H.R. 3094 would create the Gulf States Red Snapper Management Authority (GSRSMA) and would transfer the management of red snapper fish in parts of the Gulf of Mexico from the Gulf of Mexico Fishery Management Council (Council) to the GSRSMA. Under the bill, the GSRSMA would set planning standards for coastal states along the Gulf of Mexico to use when creating their own plans for managing red snapper. The GSRSMA would be required to review, approve, and enforce those plans. The states’ plans and any relevant supporting data would have to be available to the public.
Under current law, the Council uses funding provided by the National Oceanic and Atmospheric Administration (NOAA) to manage multiple fisheries in the Gulf of Mexico. In 2016, NOAA allocated $3.6 million to the Council for fishery management activities. CBO expects that under H.R. 3094 the need for that level of funding would not significantly change.

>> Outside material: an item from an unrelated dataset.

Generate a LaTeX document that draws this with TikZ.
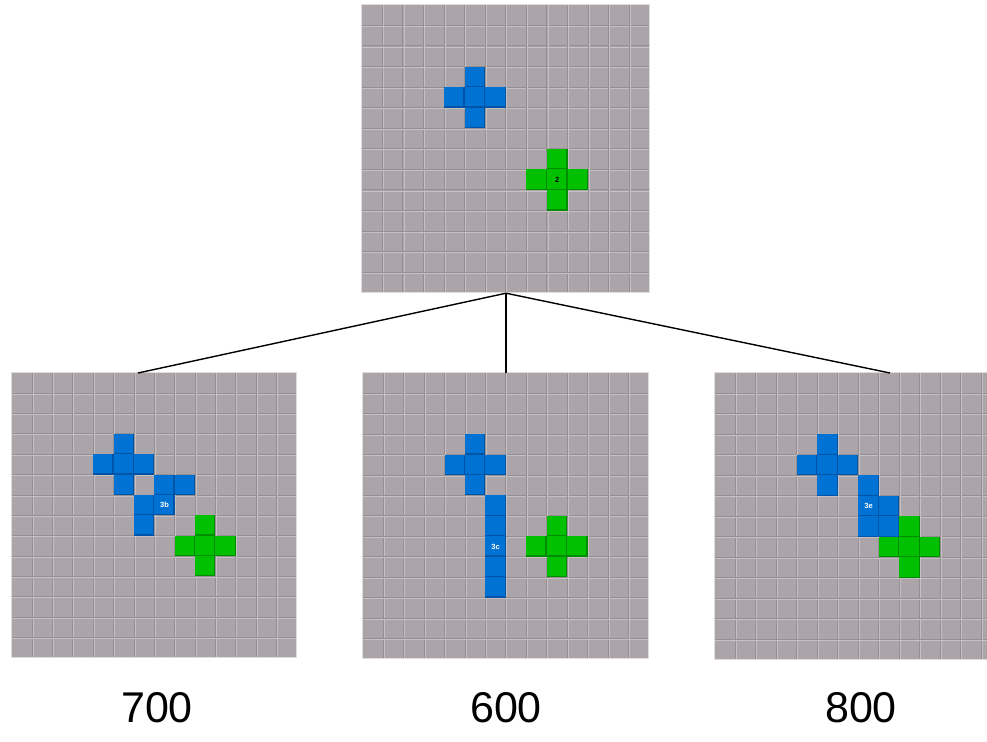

The bill would prohibit federal funding from being used to carry out the management of red snapper fisheries in the Gulf of Mexico by the GSRSMA or its members. Based on an analysis of information provided by NOAA about the cost to set standards for and evaluate fish management plans, CBO estimates that implementing S. 3094 would cost $1 million over the 2017-2021 period. Any spending by the federal government would be subject to the availability of appropriated funds.
Enacting H.R. 3094 would not affect direct spending or revenues; therefore, pay-as-you-go procedures do not apply. CBO estimates that enacting H.R. 3094 would not increase net direct spending or on-budget deficits in any of the four consecutive 10-year periods beginning in 2027.
H.R. 3094 would impose an intergovernmental mandate as defined in the Unfunded Mandates Reform Act (UMRA) by requiring states along the Gulf of Mexico to submit fisheries management plans and annual reports to the GSRSMA. Because states currently perform similar activities to comply with regulations under existing federal law, CBO expects that the incremental compliance costs would be small and would fall below the annual threshold established in UMRA for intergovernmental mandates ($77 million in 2016, as adjusted for inflation).
The bill contains no private-sector mandates as defined in UMRA.